Repeat the span of the entries below that starts at the line with "Emit a LaTeX" and ends at the line with "import seaborn as sns", nothing more. Skip the pictures.

[START]

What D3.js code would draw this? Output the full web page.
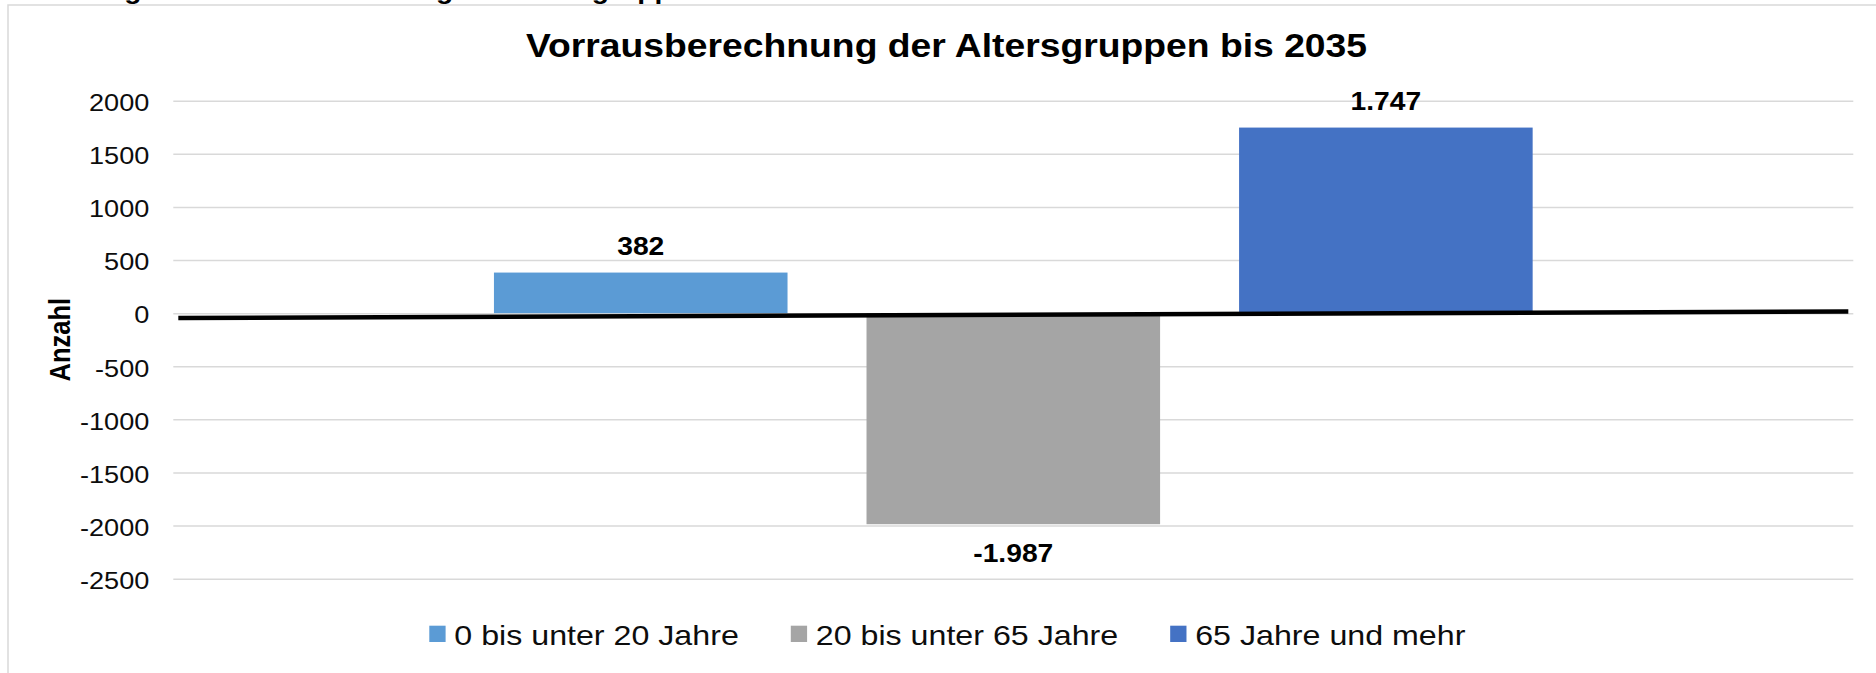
<!DOCTYPE html>
<html>
<head>
<meta charset="utf-8">
<script src="https://cdn.jsdelivr.net/npm/d3@7"></script>
<style>
  html, body { margin: 0; padding: 0; background: #fff; }
  svg { display: block; font-family: "Liberation Sans", Arial, sans-serif; }
</style>
</head>
<body>
<svg id="chart" width="1876" height="673"></svg>
<script>
// ---- data ----
const categories = ["0 bis unter 20 Jahre", "20 bis unter 65 Jahre", "65 Jahre und mehr"];
const values = [382, -1987, 1747];
const colors = ["#5B9BD5", "#A5A5A5", "#4472C4"];
const yTicks = [2000, 1500, 1000, 500, 0, -500, -1000, -1500, -2000, -2500];
const yDomain = [-2500, 2000];
const titleText = "Vorrausberechnung der Altersgruppen bis 2035";
const yAxisTitle = "Anzahl";
const captionText = "Abbildung 10: Vorausberechnung der Altersgruppen";
// hand-drawn black zero line (annotation), in data units at its two ends
const zeroLineEnds = [-45, 15];

// ---- layout ----
const SX = 1.13; // horizontal stretch of the reference rendering
const plot = { left: 173.3, right: 1853.3, top: 100.7, bottom: 578.7 };
const svg = d3.select("#chart");

const de = d3.formatLocale({ decimal: ",", thousands: ".", grouping: [3], currency: ["", " €"], minus: "-" });
const fmt = de.format(",d");

const y = d3.scaleLinear().domain(yDomain).range([plot.bottom, plot.top]);
const x0 = d3.scaleBand().domain([""]).range([plot.left, plot.right]).paddingInner(0).paddingOuter(0.3087);
const x1 = d3.scaleBand().domain(categories).range([0, x0.bandwidth()]).paddingInner(0.212).paddingOuter(0);

// chart area border
svg.append("rect").attr("x", 8).attr("y", 5).attr("width", 1900).attr("height", 700)
  .attr("fill", "#fff").attr("stroke", "#d9d9d9").attr("stroke-width", 1.5);

// caption above (cut off by the top edge, as in the reference)
svg.append("text").attr("transform", `translate(2,-1) scale(${SX},1)`)
  .attr("font-size", 25).attr("font-weight", "bold").attr("fill", "#000").text(captionText);

// gridlines
const grid = svg.append("g").attr("transform", `translate(${plot.left},0)`)
  .call(d3.axisLeft(y).tickValues(yTicks).tickSize(-(plot.right - plot.left)).tickFormat(""));
grid.select(".domain").remove();
grid.selectAll("line").attr("stroke", "#d9d9d9").attr("stroke-width", 1.5);

// y axis labels
const yAxis = svg.append("g").attr("transform", `translate(${plot.left},0)`)
  .call(d3.axisLeft(y).tickValues(yTicks).tickSize(0).tickPadding(24).tickFormat(d => String(d)));
yAxis.select(".domain").remove();
yAxis.selectAll("text")
  .attr("font-size", 24).attr("font-family", "Liberation Sans, Arial, sans-serif")
  .attr("fill", "#0d0d0d").attr("dy", "0.41em")
  .attr("x", -24 / SX)
  .attr("transform", `scale(${SX},1)`);

// y axis title
svg.append("text")
  .attr("transform", `translate(70,${(plot.top + plot.bottom) / 2}) scale(${SX},1) rotate(-90)`)
  .attr("text-anchor", "middle").attr("font-size", 25.5).attr("font-weight", "bold")
  .attr("fill", "#000").text(yAxisTitle);

// bars
const rows = categories.map((c, i) => ({ c, v: values[i], col: colors[i] }));
const g = svg.append("g").attr("transform", `translate(${x0("")},0)`);
g.selectAll("rect.bar").data(rows).join("rect").attr("class", "bar")
  .attr("x", d => x1(d.c)).attr("width", x1.bandwidth())
  .attr("y", d => y(Math.max(0, d.v)))
  .attr("height", d => Math.abs(y(d.v) - y(0)))
  .attr("fill", d => d.col);

// zero line annotation
svg.append("line")
  .attr("x1", plot.left + 5).attr("x2", plot.right - 5)
  .attr("y1", y(zeroLineEnds[0])).attr("y2", y(zeroLineEnds[1]))
  .attr("stroke", "#000").attr("stroke-width", 4.5);

// data labels
g.selectAll("text.lbl").data(rows).join("text").attr("class", "lbl")
  .attr("transform", d => `translate(${x1(d.c) + x1.bandwidth() / 2},${d.v >= 0 ? y(d.v) - 17.7 : y(d.v) + 37.7}) scale(${SX},1)`)
  .attr("text-anchor", "middle").attr("font-size", 25).attr("font-weight", "bold")
  .attr("fill", "#000").text(d => fmt(d.v));

// title
svg.append("text")
  .attr("transform", `translate(946.5,57) scale(${SX},1)`)
  .attr("text-anchor", "middle").attr("font-size", 33).attr("font-weight", "bold")
  .attr("fill", "#000").text(titleText);

// legend
const legend = svg.append("g");
let lx = 429.3;
rows.forEach(d => {
  legend.append("rect").attr("x", lx).attr("y", 625.7).attr("width", 16.3).attr("height", 16.3).attr("fill", d.col);
  const t = legend.append("text")
    .attr("transform", `translate(${lx + 25},644.5) scale(${SX},1)`)
    .attr("font-size", 28.5).attr("fill", "#0d0d0d").text(d.c);
  const w = t.node().getComputedTextLength() * SX;
  lx = lx + 25 + w + 52;
});
</script>
</body>
</html>
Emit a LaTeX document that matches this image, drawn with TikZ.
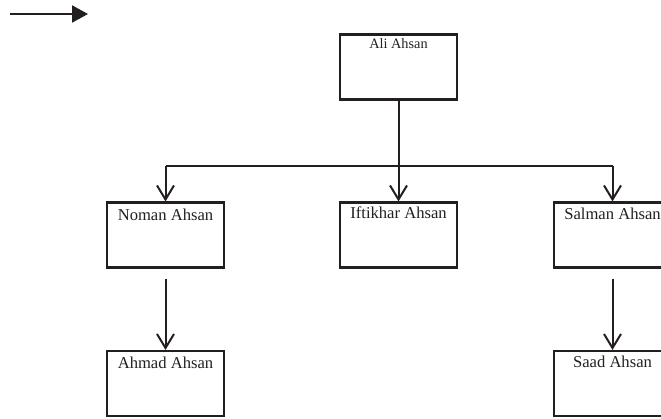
\documentclass[tikz,border=0pt]{standalone}
\usepackage{fontspec}
\setmainfont{Liberation Serif}
\usetikzlibrary{arrows.meta}
\definecolor{inkgray}{HTML}{231F20}
\newcommand{\boxw}{117pt}
\newcommand{\boxh}{65pt}
\newcommand{\namesize}{\fontsize{16.6}{19}\selectfont}
\newcommand{\rootsize}{\fontsize{14.3}{17}\selectfont}
\tikzset{
  person/.style={draw=inkgray, line width=2.2pt, rectangle,
    minimum width=\boxw, minimum height=\boxh, inner sep=0pt},
  nametag/.style={anchor=base, inner sep=0pt, text=inkgray, font=\namesize},
  link/.style={draw=inkgray, line width=2pt},
  tip/.style={link, -{Straight Barb[length=14pt, width=17pt, line width=2pt]}}
}
\begin{document}
\begin{tikzpicture}[x=1pt, y=-1pt]
  \useasboundingbox (0,0) rectangle (661,418);
  \clip (0,0) rectangle (661,418);

  % legend arrow
  \coordinate (keyA) at (10,14);
  \coordinate (keyB) at (88,14);
  \draw[link, -{Triangle[length=16pt, width=17pt]}, fill=inkgray] (keyA) -- (keyB);

  % family boxes
  \node[person, label={[nametag, font=\rootsize, yshift=-15pt]north:Ali Ahsan}]
    (ali) at (398.5,67) {};
  \node[person, label={[nametag, yshift=-19pt]north:Noman Ahsan}]
    (noman) at (165.5,235) {};
  \node[person, label={[nametag, yshift=-17pt]north:Iftikhar Ahsan}]
    (iftikhar) at (398.5,235) {};
  \node[person, label={[nametag, yshift=-18pt]north:Salman Ahsan}]
    (salman) at (612.5,235) {};
  \node[person, label={[nametag, yshift=-19pt]north:Ahmad Ahsan}]
    (ahmad) at (165.5,383.5) {};
  \node[person, label={[nametag, yshift=-18pt]north:Saad Ahsan}]
    (saad) at (612.5,383.5) {};

  % connectors
  \coordinate (bus) at (398.5,166);
  \draw[link] (noman.north |- bus) -- (salman.north |- bus);
  \draw[tip] (ali.south) -- (iftikhar.north);
  \draw[tip] (noman.north |- bus) -- (noman.north);
  \draw[tip] (salman.north |- bus) -- (salman.north);
  \draw[tip] ([yshift=-10pt]noman.south) -- (ahmad.north);
  \draw[tip] ([yshift=-10pt]salman.south) -- (saad.north);
\end{tikzpicture}
\end{document}
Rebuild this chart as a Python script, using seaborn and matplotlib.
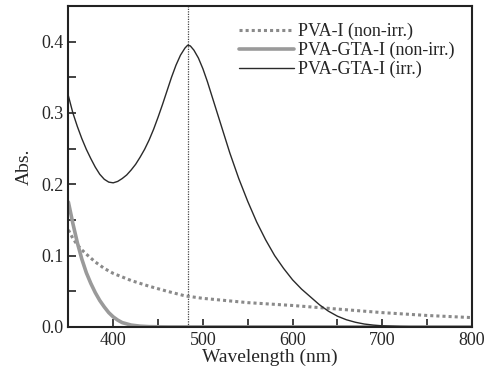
import numpy as np
import pandas as pd
import matplotlib
matplotlib.use("Agg")
import matplotlib.pyplot as plt
from matplotlib.ticker import MultipleLocator
import seaborn as sns

sns.set_style("ticks")
plt.rcParams['font.family'] = ['Liberation Serif', 'DejaVu Serif']

# PVA-I (non-irr.)
wl_pva = [350, 355, 360, 365, 370, 380, 390, 400, 420, 440, 460, 480, 500, 550, 600, 650,
          700, 750, 800]
abs_pva = [0.136, 0.124, 0.115, 0.108, 0.102, 0.091, 0.082, 0.075, 0.065, 0.057, 0.050,
           0.0435, 0.040, 0.034, 0.030, 0.025, 0.020, 0.016, 0.013]

# PVA-GTA-I (non-irr.)
wl_gta = [350, 355, 360, 365, 370, 375, 380, 385, 390, 395, 400, 405, 410, 420, 430, 440,
          460, 800]
abs_gta = [0.175, 0.145, 0.118, 0.095, 0.076, 0.061, 0.048, 0.037, 0.028, 0.020, 0.014,
           0.0095, 0.006, 0.0025, 0.001, 0.0003, 0.0, 0.0]

# PVA-GTA-I (irr.)
wl_irr = [350, 355, 360, 365, 370, 375, 380, 385, 390, 395, 400, 405, 410, 415, 420, 425,
          430, 435, 440, 445, 450, 455, 460, 465, 470, 475, 480, 483, 486, 490, 495, 500,
          505, 510, 520, 530, 540, 550, 560, 570, 580, 590, 600, 610, 620, 630, 640, 650,
          660, 670, 680, 690, 700, 720, 740, 800]
abs_irr = [0.324, 0.300, 0.281, 0.264, 0.249, 0.236, 0.224, 0.214, 0.207, 0.203, 0.202,
           0.204, 0.208, 0.213, 0.220, 0.228, 0.238, 0.249, 0.262, 0.277, 0.294, 0.312,
           0.331, 0.350, 0.367, 0.381, 0.391, 0.395, 0.394, 0.388, 0.377, 0.362, 0.344,
           0.324, 0.284, 0.244, 0.208, 0.176, 0.147, 0.122, 0.100, 0.082, 0.066, 0.053,
           0.042, 0.031, 0.022, 0.015, 0.010, 0.0065, 0.004, 0.0025, 0.0015, 0.0005, 0.0,
           0.0]

peak_nm = 483

fig = plt.figure(figsize=(4.85, 3.74), dpi=100)
ax = fig.add_axes([0.141, 0.126, 0.832, 0.858])

ax.axvline(peak_nm, color='#444444', lw=0.9, ls=(0, (1, 1)), zorder=1)
sns.lineplot(x=wl_pva, y=abs_pva, ax=ax, color='#8a8a8a', lw=2.2, ls=(0, (1, 1)),
             label='PVA-I (non-irr.)', sort=False)
sns.lineplot(x=wl_gta, y=abs_gta, ax=ax, color='#9a9a9a', lw=2.6,
             label='PVA-GTA-I (non-irr.)', sort=False)
sns.lineplot(x=wl_irr, y=abs_irr, ax=ax, color='#2a2a2a', lw=1.0,
             label='PVA-GTA-I (irr.)', sort=False)

ax.set_xlim(350, 800)
ax.set_ylim(0, 0.45)
ax.xaxis.set_major_locator(MultipleLocator(100))
ax.xaxis.set_minor_locator(MultipleLocator(50))
ax.yaxis.set_major_locator(MultipleLocator(0.1))
ax.yaxis.set_minor_locator(MultipleLocator(0.05))
ax.yaxis.set_major_formatter(plt.FuncFormatter(lambda v, p: '%.1f' % v))
ax.tick_params(which='both', direction='in', labelsize=13, width=1.2, color='#222222')
ax.tick_params(which='major', length=6)
ax.tick_params(which='minor', length=6)
for s in ax.spines.values():
    s.set_linewidth(1.5)
    s.set_color('#222222')

ax.set_xlabel('Wavelength (nm)', fontsize=14, labelpad=0)
ax.set_ylabel('Abs.', fontsize=14, labelpad=6)

leg = ax.legend(loc='upper right', frameon=False, fontsize=13, handlelength=3.0,
                handletextpad=0.25, labelspacing=0.1, borderaxespad=0.0,
                bbox_to_anchor=(0.975, 0.97))

fig.savefig('out.png', dpi=100)
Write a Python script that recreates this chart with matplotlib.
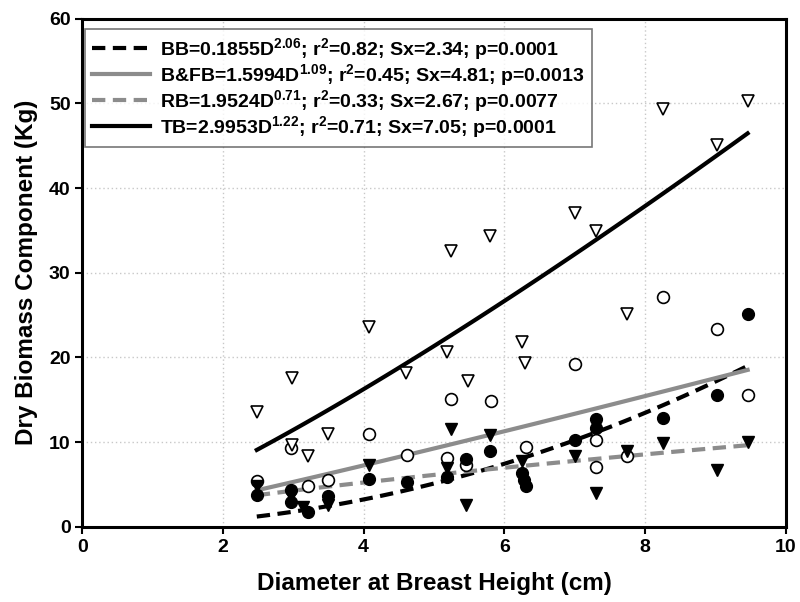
import numpy as np
import matplotlib
matplotlib.use("Agg")
import matplotlib.pyplot as plt

plt.rcParams.update({
    "font.family": ["Liberation Sans Narrow", "Liberation Sans", "DejaVu Sans"],
    "font.weight": "bold",
    "mathtext.fontset": "custom",
    "mathtext.rm": "Liberation Sans:bold",
    "mathtext.bf": "Liberation Sans:bold",
    "mathtext.it": "Liberation Sans:bold",
})

# --- data ---
bb_d = [2.48, 2.97, 2.97, 3.21, 3.49, 4.08, 4.61, 5.19, 5.46, 5.80, 6.25, 6.28, 6.31,
        7.00, 7.30, 7.30, 8.26, 9.03, 9.46]
bb_y = [3.7, 4.3, 2.9, 1.7, 3.6, 5.6, 5.3, 5.9, 8.0, 9.0, 6.3, 5.5, 4.8,
        10.2, 12.7, 11.7, 12.9, 15.5, 25.1]

bfb_d = [2.48, 2.97, 3.21, 3.49, 4.08, 4.61, 5.19, 5.24, 5.46, 5.81, 6.31, 7.00,
         7.30, 7.30, 7.74, 8.26, 9.03, 9.46]
bfb_y = [5.4, 9.3, 4.85, 5.5, 11.0, 8.5, 8.1, 15.1, 7.3, 14.9, 9.4, 19.2,
         10.3, 7.0, 8.3, 27.1, 23.3, 15.6]

rb_d = [2.48, 2.97, 3.14, 3.49, 4.08, 5.19, 5.24, 5.46, 5.80, 6.25, 7.00, 7.30,
        7.74, 8.26, 9.03, 9.46]
rb_y = [4.8, 3.6, 2.3, 2.6, 7.3, 6.9, 11.6, 2.6, 10.8, 7.8, 8.3, 4.0,
        9.0, 9.9, 6.7, 10.0]

tb_d = [2.48, 2.98, 2.98, 3.21, 3.49, 4.08, 4.60, 5.19, 5.24, 5.48, 5.80, 6.25,
        6.30, 7.00, 7.30, 7.75, 8.26, 9.02, 9.46]
tb_y = [13.6, 17.6, 9.7, 8.3, 11.0, 23.6, 18.1, 20.6, 32.6, 17.2, 34.3, 21.8,
        19.3, 37.0, 34.9, 25.1, 49.3, 45.1, 50.3]

# fitted allometric models (coefficients from the legend)
fit_names = ["BB", "B&FB", "RB", "TB"]
fit_a = [0.1855, 1.5994, 1.9524, 2.9953]
fit_b = [2.06, 1.09, 0.71, 1.22]
fit_b_txt = ["2.06", "1.09", "0.71", "1.22"]
fit_r2 = ["0.82", "0.45", "0.33", "0.71"]
fit_sx = ["2.34", "4.81", "2.67", "7.05"]
fit_p = ["0.0001", "0.0013", "0.0077", "0.0001"]
fit_color = ["black", "#8c8c8c", "#8c8c8c", "black"]
fit_ls = [(0, (3.2, 1.8)), "-", (0, (3.2, 1.8)), "-"]
d_min, d_max = 2.48, 9.46

fig = plt.figure(figsize=(8.0, 6.02), dpi=100)
ax = fig.add_axes([0.103, 0.125, 0.879, 0.844])

dd = np.linspace(d_min, d_max, 100)
handles = []
for name, a, b, bt, r2, sx, p, c, ls in zip(fit_names, fit_a, fit_b, fit_b_txt, fit_r2,
                                             fit_sx, fit_p, fit_color, fit_ls):
    label = (f"{name}=" + f"{a:.4f}" + r"D$^{" + bt + r"}$; r$^{2}$=" + r2 +
             f"; Sx={sx}; p={p}")
    h, = ax.plot(dd, a * dd ** b, color=c, linestyle=ls, linewidth=3, label=label, zorder=3)
    handles.append(h)

ms = 8.5
ax.plot(bfb_d, bfb_y, "o", ms=ms, mfc="white", mec="black", mew=1.2, zorder=4)
ax.plot(tb_d, tb_y, "v", ms=ms, mfc="white", mec="black", mew=1.2, zorder=4)
ax.plot(rb_d, rb_y, "v", ms=ms, mfc="black", mec="black", zorder=5)
ax.plot(bb_d, bb_y, "o", ms=ms, mfc="black", mec="black", zorder=5)

ax.set_xlim(0, 10)
ax.set_ylim(0, 60)
ax.set_xticks(range(0, 11, 2))
ax.set_yticks(range(0, 61, 10))
ax.tick_params(labelsize=14, width=1.5, length=5, direction="out")
ax.grid(True, linestyle=(0, (1, 2)), color="#c8c8c8", linewidth=1)
ax.set_axisbelow(True)
for s in ax.spines.values():
    s.set_linewidth(2.2)

ax.set_xlabel("Diameter at Breast Height (cm)", fontsize=17.5, fontweight="bold", labelpad=12)
ax.set_ylabel("Dry Biomass Component (Kg)", fontsize=17.5, fontweight="bold", labelpad=8)

leg = ax.legend(handles=handles, loc="upper left", bbox_to_anchor=(0.003, 0.98),
                fontsize=14, handlelength=3.0, handletextpad=0.5, labelspacing=0.0,
                frameon=True, fancybox=False, borderpad=0.38, borderaxespad=0)
leg.get_frame().set_edgecolor("#555555")
leg.get_frame().set_linewidth(1.2)

fig.savefig("out.png", dpi=100)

[END]

**RESPONSE TO THIS TASK**
Emit a LaTeX document that matches this image, drawn with TikZ.
\documentclass[tikz,border=0pt]{standalone}
\usepackage{fontspec}
\setmainfont{Liberation Serif}
\usetikzlibrary{arrows.meta}
\definecolor{inkgray}{HTML}{231F20}
\newcommand{\boxw}{117pt}
\newcommand{\boxh}{65pt}
\newcommand{\namesize}{\fontsize{16.6}{19}\selectfont}
\newcommand{\rootsize}{\fontsize{14.3}{17}\selectfont}
\tikzset{
  person/.style={draw=inkgray, line width=2.2pt, rectangle,
    minimum width=\boxw, minimum height=\boxh, inner sep=0pt},
  nametag/.style={anchor=base, inner sep=0pt, text=inkgray, font=\namesize},
  link/.style={draw=inkgray, line width=2pt},
  tip/.style={link, -{Straight Barb[length=14pt, width=17pt, line width=2pt]}}
}
\begin{document}
\begin{tikzpicture}[x=1pt, y=-1pt]
  \useasboundingbox (0,0) rectangle (661,418);
  \clip (0,0) rectangle (661,418);

  % legend arrow
  \coordinate (keyA) at (10,14);
  \coordinate (keyB) at (88,14);
  \draw[link, -{Triangle[length=16pt, width=17pt]}, fill=inkgray] (keyA) -- (keyB);

  % family boxes
  \node[person, label={[nametag, font=\rootsize, yshift=-15pt]north:Ali Ahsan}]
    (ali) at (398.5,67) {};
  \node[person, label={[nametag, yshift=-19pt]north:Noman Ahsan}]
    (noman) at (165.5,235) {};
  \node[person, label={[nametag, yshift=-17pt]north:Iftikhar Ahsan}]
    (iftikhar) at (398.5,235) {};
  \node[person, label={[nametag, yshift=-18pt]north:Salman Ahsan}]
    (salman) at (612.5,235) {};
  \node[person, label={[nametag, yshift=-19pt]north:Ahmad Ahsan}]
    (ahmad) at (165.5,383.5) {};
  \node[person, label={[nametag, yshift=-18pt]north:Saad Ahsan}]
    (saad) at (612.5,383.5) {};

  % connectors
  \coordinate (bus) at (398.5,166);
  \draw[link] (noman.north |- bus) -- (salman.north |- bus);
  \draw[tip] (ali.south) -- (iftikhar.north);
  \draw[tip] (noman.north |- bus) -- (noman.north);
  \draw[tip] (salman.north |- bus) -- (salman.north);
  \draw[tip] ([yshift=-10pt]noman.south) -- (ahmad.north);
  \draw[tip] ([yshift=-10pt]salman.south) -- (saad.north);
\end{tikzpicture}
\end{document}
Rebuild this chart as a Python script, using seaborn and matplotlib.
import numpy as np
import pandas as pd
import matplotlib
matplotlib.use("Agg")
import matplotlib.pyplot as plt
from matplotlib.ticker import MultipleLocator
import seaborn as sns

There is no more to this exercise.